- Problem to work on
Return the material word for word. Do not include pictures.

--------------------------------------------------

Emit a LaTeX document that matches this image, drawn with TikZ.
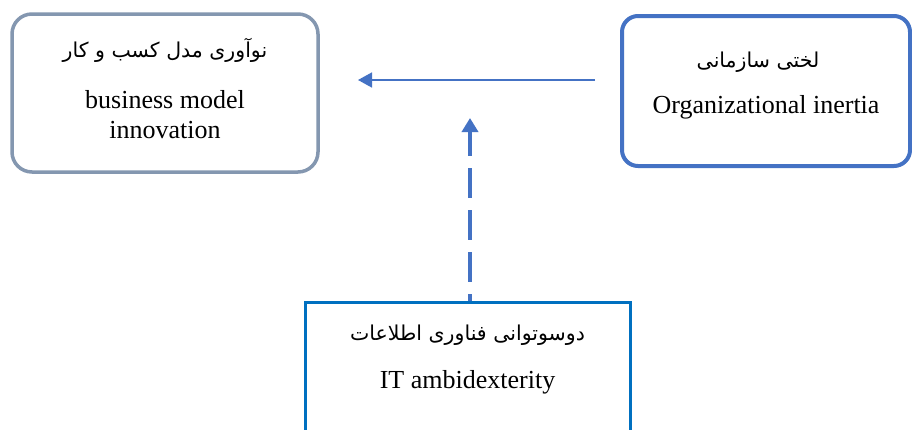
\documentclass[tikz,border=0pt]{standalone}
\usepackage{fontspec}
\setmainfont{Liberation Serif}
\newfontfamily\arabicfont[Script=Arabic]{DejaVu Sans}
\TeXXeTstate=1
\usetikzlibrary{arrows.meta}
\definecolor{grayblue}{HTML}{8497B0}
\definecolor{accblue}{HTML}{4472C4}
\definecolor{boxblue}{HTML}{0070C0}
\begin{document}
\begin{tikzpicture}[x=1pt,y=-1pt,
  boxA/.style={draw=grayblue,line width=3.5pt,rounded corners=20pt,inner sep=0pt},
  boxB/.style={draw=accblue,line width=4pt,rounded corners=16pt,inner sep=0pt},
  boxC/.style={draw=boxblue,line width=3pt,inner sep=0pt},
  en/.style={font=\fontsize{26}{29}\selectfont,inner sep=0pt,anchor=center},
  fa/.style={font=\arabicfont\fontsize{20.5}{24}\selectfont,inner sep=0pt,anchor=center},
  conn/.style={draw=accblue,line width=1.6pt,-{Triangle[length=14pt,width=15pt]}},
  dconn/.style={draw=accblue,line width=3.5pt,dash pattern=on 30pt off 12pt,dash phase=23pt,-{Triangle[length=14pt,width=16pt]}}
]
\useasboundingbox (0,0) rectangle (912,429);
\fill[white] (0,0) rectangle (912,429);
\begin{scope}
\clip (0,0) rectangle (912,429);
\node[boxA,minimum width=306pt,minimum height=158pt] (lbox) at (165,93) {};
\node[boxB,minimum width=288pt,minimum height=150pt] (rbox) at (766,91) {};
\node[boxC,minimum width=325pt,minimum height=170pt] (bbox) at (467.5,387) {};
\end{scope}
\node[fa] (lfa) at (165,50) {\beginR نوآوری مدل کسب و کار\endR};
\node[en] (len1) at (165,100) {business model};
\node[en] (len2) at (165,130) {innovation};
\node[fa] (rfa) at (758,62) {\beginR لختی سازمانی\endR};
\node[en] (ren) at (766,107) {Organizational inertia};
\node[fa] (bfa) at (467.5,335) {\beginR دوسوتوانی فناوری اطلاعات\endR};
\node[en] (ben) at (467.5,382) {IT ambidexterity};
\coordinate (hstart) at (595,80);
\coordinate (hend) at (358,80);
\coordinate (vend) at (470,118);
\draw[conn] (hstart) -- (hend);
\draw[dconn] (bbox.north -| vend) -- (vend);
\end{tikzpicture}
\end{document}
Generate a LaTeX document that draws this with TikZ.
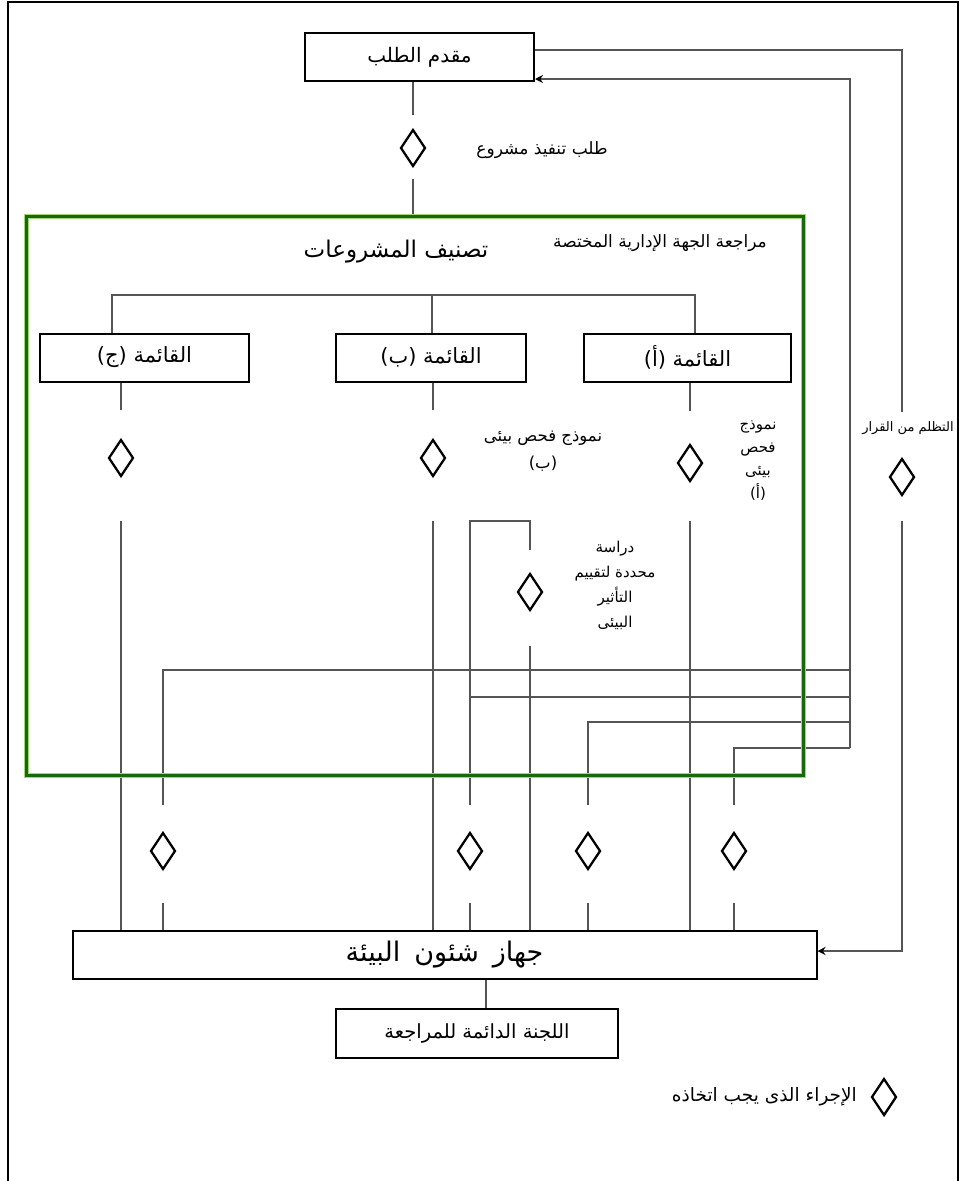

--------------------------------------------------

- Expected answer
Emit a LaTeX document that matches this image, drawn with TikZ.
\documentclass[tikz,border=0pt]{standalone}
\usepackage{fontspec}
\setmainfont{Liberation Serif}
\newfontfamily\arabicfont[Script=Arabic]{DejaVu Sans}
\TeXXeTstate=1
\usetikzlibrary{arrows.meta}
\definecolor{grayblue}{HTML}{8497B0}
\definecolor{accblue}{HTML}{4472C4}
\definecolor{boxblue}{HTML}{0070C0}
\begin{document}
\begin{tikzpicture}[x=1pt,y=-1pt,
  boxA/.style={draw=grayblue,line width=3.5pt,rounded corners=20pt,inner sep=0pt},
  boxB/.style={draw=accblue,line width=4pt,rounded corners=16pt,inner sep=0pt},
  boxC/.style={draw=boxblue,line width=3pt,inner sep=0pt},
  en/.style={font=\fontsize{26}{29}\selectfont,inner sep=0pt,anchor=center},
  fa/.style={font=\arabicfont\fontsize{20.5}{24}\selectfont,inner sep=0pt,anchor=center},
  conn/.style={draw=accblue,line width=1.6pt,-{Triangle[length=14pt,width=15pt]}},
  dconn/.style={draw=accblue,line width=3.5pt,dash pattern=on 30pt off 12pt,dash phase=23pt,-{Triangle[length=14pt,width=16pt]}}
]
\useasboundingbox (0,0) rectangle (912,429);
\fill[white] (0,0) rectangle (912,429);
\begin{scope}
\clip (0,0) rectangle (912,429);
\node[boxA,minimum width=306pt,minimum height=158pt] (lbox) at (165,93) {};
\node[boxB,minimum width=288pt,minimum height=150pt] (rbox) at (766,91) {};
\node[boxC,minimum width=325pt,minimum height=170pt] (bbox) at (467.5,387) {};
\end{scope}
\node[fa] (lfa) at (165,50) {\beginR نوآوری مدل کسب و کار\endR};
\node[en] (len1) at (165,100) {business model};
\node[en] (len2) at (165,130) {innovation};
\node[fa] (rfa) at (758,62) {\beginR لختی سازمانی\endR};
\node[en] (ren) at (766,107) {Organizational inertia};
\node[fa] (bfa) at (467.5,335) {\beginR دوسوتوانی فناوری اطلاعات\endR};
\node[en] (ben) at (467.5,382) {IT ambidexterity};
\coordinate (hstart) at (595,80);
\coordinate (hend) at (358,80);
\coordinate (vend) at (470,118);
\draw[conn] (hstart) -- (hend);
\draw[dconn] (bbox.north -| vend) -- (vend);
\end{tikzpicture}
\end{document}
Generate a LaTeX document that draws this with TikZ.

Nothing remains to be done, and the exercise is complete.